- Directive
Work out how many lines contain "this". Reply with the count alone.
>> START Data for the task
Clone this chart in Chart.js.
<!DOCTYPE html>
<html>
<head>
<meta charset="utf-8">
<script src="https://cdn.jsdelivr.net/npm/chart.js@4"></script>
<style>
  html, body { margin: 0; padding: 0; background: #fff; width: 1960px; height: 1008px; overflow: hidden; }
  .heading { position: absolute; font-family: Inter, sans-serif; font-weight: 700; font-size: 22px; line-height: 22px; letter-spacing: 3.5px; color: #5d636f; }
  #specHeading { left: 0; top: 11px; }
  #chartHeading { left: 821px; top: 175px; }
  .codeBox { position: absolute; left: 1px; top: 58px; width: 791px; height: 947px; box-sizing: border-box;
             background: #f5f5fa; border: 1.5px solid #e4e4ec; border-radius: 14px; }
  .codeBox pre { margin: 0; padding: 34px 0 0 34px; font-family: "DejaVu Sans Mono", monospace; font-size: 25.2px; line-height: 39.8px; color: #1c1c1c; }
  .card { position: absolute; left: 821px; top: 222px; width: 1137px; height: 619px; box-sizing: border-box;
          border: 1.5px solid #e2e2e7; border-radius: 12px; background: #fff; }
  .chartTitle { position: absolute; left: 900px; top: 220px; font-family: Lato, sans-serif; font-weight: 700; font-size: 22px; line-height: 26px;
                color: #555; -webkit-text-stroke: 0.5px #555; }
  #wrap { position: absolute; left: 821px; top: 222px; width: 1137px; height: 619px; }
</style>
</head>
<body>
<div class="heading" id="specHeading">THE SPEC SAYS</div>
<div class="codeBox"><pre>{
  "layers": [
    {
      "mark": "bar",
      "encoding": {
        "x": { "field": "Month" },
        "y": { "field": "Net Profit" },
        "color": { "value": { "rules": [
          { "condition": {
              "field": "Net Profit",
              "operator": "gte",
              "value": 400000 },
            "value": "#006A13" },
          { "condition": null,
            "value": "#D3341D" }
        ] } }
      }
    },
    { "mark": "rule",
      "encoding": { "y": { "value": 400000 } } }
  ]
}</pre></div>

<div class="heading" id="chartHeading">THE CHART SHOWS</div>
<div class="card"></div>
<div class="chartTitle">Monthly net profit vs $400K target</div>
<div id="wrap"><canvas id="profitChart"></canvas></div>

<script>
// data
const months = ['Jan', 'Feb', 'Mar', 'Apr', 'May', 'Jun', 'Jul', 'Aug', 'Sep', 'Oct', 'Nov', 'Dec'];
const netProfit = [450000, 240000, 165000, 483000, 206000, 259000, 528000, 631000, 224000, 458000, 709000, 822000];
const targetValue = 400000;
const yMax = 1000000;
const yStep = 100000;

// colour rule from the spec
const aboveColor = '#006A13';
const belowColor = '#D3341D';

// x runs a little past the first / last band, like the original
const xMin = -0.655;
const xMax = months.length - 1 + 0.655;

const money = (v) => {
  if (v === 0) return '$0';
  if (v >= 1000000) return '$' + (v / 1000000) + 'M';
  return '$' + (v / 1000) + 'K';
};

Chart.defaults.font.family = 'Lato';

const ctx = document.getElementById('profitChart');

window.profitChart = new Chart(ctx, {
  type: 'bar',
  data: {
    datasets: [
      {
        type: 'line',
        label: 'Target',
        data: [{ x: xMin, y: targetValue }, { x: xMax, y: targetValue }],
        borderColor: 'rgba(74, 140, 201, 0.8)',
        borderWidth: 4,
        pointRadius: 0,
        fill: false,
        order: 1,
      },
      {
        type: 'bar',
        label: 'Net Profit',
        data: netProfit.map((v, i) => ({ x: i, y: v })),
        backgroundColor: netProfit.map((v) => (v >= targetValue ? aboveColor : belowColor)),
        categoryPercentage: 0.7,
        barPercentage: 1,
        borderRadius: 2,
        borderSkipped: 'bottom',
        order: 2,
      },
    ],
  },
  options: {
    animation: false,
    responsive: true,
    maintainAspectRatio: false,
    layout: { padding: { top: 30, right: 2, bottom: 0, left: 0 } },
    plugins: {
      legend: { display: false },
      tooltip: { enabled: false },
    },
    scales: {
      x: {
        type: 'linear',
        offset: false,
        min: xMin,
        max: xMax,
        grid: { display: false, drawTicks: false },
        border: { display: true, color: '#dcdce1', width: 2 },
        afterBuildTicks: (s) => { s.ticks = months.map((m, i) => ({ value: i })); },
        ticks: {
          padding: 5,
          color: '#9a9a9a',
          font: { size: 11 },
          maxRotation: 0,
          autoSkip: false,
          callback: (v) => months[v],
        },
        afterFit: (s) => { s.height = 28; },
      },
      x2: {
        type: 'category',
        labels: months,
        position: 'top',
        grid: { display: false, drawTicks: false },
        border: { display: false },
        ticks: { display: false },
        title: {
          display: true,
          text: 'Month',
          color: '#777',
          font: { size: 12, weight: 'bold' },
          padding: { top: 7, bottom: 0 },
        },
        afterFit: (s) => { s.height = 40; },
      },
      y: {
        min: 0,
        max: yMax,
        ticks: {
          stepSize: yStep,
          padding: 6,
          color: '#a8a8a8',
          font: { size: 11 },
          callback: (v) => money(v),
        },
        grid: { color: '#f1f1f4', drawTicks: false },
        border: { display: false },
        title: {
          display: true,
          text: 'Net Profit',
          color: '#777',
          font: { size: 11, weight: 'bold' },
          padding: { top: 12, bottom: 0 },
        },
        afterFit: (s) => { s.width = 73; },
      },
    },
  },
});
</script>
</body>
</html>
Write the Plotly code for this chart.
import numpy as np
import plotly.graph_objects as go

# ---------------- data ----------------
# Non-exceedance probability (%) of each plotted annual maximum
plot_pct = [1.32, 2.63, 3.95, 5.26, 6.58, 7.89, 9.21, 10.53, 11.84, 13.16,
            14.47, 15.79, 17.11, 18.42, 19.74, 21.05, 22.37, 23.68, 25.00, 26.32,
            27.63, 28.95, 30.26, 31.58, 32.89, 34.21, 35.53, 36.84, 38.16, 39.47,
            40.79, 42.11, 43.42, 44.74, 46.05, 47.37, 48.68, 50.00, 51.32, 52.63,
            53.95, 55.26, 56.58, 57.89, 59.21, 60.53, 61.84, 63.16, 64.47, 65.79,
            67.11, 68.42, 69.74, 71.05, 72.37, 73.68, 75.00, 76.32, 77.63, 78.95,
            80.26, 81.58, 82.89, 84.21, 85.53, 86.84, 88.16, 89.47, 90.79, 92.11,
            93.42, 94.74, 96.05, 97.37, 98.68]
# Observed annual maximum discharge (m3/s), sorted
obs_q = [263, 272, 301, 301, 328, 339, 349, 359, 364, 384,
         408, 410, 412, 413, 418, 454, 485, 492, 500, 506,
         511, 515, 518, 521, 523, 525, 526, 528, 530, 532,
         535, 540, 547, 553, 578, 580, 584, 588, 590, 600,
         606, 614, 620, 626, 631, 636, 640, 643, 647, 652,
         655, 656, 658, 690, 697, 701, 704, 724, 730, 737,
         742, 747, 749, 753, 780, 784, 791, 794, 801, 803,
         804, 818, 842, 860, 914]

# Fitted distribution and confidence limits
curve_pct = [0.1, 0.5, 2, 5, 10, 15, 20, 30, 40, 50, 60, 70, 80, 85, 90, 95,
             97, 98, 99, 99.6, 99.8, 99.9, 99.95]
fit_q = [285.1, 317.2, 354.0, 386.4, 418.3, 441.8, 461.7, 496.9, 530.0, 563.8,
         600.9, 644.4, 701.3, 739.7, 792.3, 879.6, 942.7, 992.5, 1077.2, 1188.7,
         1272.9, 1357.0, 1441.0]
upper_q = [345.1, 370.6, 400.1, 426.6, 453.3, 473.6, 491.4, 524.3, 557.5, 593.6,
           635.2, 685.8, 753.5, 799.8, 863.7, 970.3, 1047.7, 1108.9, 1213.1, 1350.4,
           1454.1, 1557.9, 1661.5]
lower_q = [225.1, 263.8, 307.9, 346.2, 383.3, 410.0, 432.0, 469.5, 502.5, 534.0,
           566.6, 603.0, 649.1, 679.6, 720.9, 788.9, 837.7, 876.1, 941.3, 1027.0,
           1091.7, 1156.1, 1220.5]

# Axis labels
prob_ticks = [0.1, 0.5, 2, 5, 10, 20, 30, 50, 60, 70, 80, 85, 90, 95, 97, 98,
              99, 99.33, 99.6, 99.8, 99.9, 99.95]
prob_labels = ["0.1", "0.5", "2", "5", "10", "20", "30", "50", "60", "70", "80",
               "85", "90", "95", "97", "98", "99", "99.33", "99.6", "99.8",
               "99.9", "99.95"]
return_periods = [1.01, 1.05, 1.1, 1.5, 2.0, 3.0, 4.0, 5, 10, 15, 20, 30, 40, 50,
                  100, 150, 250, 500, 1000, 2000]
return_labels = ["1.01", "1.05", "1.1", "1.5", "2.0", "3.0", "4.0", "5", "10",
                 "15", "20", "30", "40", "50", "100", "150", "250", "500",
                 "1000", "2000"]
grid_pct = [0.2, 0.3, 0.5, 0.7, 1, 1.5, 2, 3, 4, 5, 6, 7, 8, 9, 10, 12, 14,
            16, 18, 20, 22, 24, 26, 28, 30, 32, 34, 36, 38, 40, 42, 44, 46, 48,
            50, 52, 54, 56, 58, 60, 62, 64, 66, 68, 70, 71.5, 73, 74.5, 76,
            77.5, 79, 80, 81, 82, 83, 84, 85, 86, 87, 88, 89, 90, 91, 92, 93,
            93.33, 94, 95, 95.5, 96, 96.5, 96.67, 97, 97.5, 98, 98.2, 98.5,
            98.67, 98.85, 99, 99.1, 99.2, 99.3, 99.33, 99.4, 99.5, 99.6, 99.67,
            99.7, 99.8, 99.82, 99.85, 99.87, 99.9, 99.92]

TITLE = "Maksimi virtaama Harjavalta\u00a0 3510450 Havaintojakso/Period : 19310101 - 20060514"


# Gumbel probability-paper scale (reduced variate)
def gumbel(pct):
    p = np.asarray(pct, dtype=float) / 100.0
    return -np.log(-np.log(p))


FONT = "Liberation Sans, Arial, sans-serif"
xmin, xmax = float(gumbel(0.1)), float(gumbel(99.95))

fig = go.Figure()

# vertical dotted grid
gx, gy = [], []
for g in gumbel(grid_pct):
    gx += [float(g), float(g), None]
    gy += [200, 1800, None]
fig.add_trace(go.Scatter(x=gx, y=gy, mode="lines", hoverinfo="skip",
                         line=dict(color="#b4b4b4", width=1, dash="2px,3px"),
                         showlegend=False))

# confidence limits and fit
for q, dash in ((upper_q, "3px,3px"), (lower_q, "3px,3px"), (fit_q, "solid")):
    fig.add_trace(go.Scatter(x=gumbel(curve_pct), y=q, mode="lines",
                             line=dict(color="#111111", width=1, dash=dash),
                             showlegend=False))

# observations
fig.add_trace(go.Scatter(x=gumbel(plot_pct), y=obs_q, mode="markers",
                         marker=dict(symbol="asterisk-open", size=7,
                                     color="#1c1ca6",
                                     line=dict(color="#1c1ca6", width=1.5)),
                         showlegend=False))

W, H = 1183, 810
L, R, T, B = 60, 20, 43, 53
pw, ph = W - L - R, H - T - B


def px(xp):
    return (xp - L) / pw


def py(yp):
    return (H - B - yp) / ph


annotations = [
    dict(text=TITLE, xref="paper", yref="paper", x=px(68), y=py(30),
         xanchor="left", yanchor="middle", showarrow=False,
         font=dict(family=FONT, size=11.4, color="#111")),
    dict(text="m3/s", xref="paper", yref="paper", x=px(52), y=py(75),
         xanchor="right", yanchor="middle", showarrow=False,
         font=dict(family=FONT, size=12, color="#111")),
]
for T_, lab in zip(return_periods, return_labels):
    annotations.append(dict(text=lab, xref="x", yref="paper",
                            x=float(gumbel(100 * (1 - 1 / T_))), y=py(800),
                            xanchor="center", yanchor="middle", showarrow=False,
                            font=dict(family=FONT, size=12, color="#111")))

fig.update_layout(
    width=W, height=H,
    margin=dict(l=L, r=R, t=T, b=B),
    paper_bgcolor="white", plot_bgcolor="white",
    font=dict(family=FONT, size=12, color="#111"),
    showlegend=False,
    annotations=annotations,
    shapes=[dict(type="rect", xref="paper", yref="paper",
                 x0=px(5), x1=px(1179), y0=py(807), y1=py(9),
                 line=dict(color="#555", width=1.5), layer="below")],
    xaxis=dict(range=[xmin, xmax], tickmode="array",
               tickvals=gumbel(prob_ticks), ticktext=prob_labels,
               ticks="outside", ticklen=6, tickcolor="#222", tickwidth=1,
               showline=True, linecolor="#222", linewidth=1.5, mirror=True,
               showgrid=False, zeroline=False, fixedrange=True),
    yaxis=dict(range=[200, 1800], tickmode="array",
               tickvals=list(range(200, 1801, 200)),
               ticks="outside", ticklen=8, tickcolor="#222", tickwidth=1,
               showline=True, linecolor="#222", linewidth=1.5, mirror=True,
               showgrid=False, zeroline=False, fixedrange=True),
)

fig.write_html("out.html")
>> END Data for the task
- Full output
2